Using the Azure IoT Hub with Non-IoT Applications

Before we go into how to set up an IoT hub in Azure, and creating a small example client—in this case a console application—and connecting it to the hub. I want to give you a reason why you might consider using the IoT hub outside of IoT scenarios.

I’ve been making use of IoT hubs of late, and the reasons behind that use is not always related to IoT devices. To understand my reasoning, let’s look at some of the reasons Microsoft gives to entice you to use the service.

Some of these reasons are as follows…

  • May have limited power and processing resources.
  • May have intermittent, slow, or expensive network connectivity.
  • Can be in remote locations, where physical access is expensive.

This list is only a small snippet, and you can view the rest of the article; it comes from here.

This article gives a great overview over IoT Hub and I suggest reading through it. But, for me, the items in the list I quoted above are pretty much responsible for my use of it today.

After building applications—for Web, desktop, mobile and embedded devices—I’ve found available system resources can be, even on desktop environments, quite limited at times.

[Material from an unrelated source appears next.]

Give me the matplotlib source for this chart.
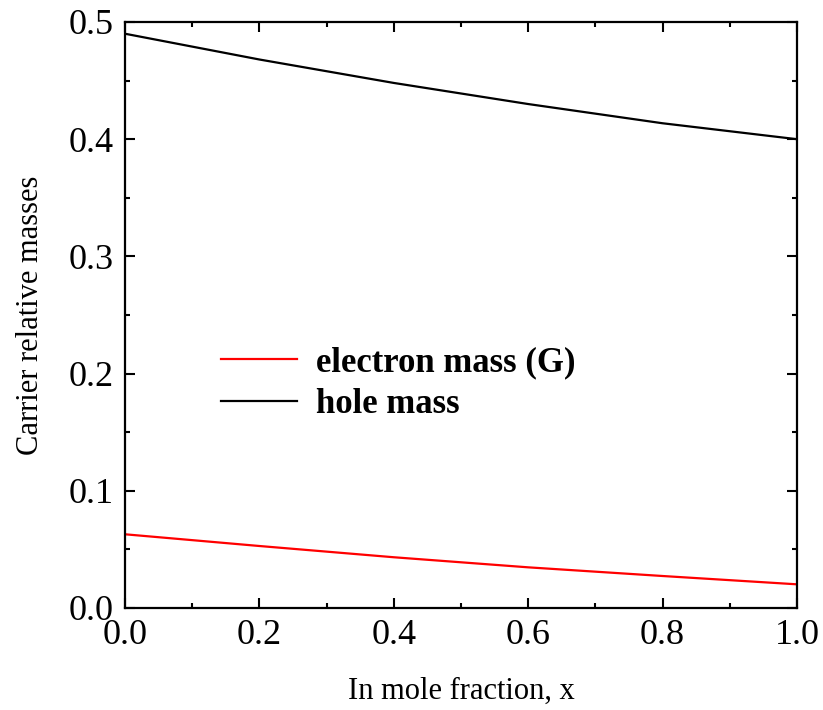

And, the transfer of data between application and back-end needs to be as efficient, and as tolerating, as possible. The IoT hub, for me personally, is excellent at servicing this requirement when needed. The IoT hub, out of the box, supports commutation protocols that may be of interest to you. And, Microsoft has gone to great lengths to give you a way of easily implementing your own protocols.

However, if we were to isolate our attention on one protocol, such as MQTT, I can quote this line from their documentation, which says “It was designed as an extremely lightweight publish/subscript messaging transport. It is useful for connections with remote locations where a small code footprint and/or network bandwidth is at a premium.”

You may read the complete documentation here.

That all said, the IoT hub is fast, very fast. It implements a very simple, but extremely efficient, storage solution that those old-school devs may be more familiar with.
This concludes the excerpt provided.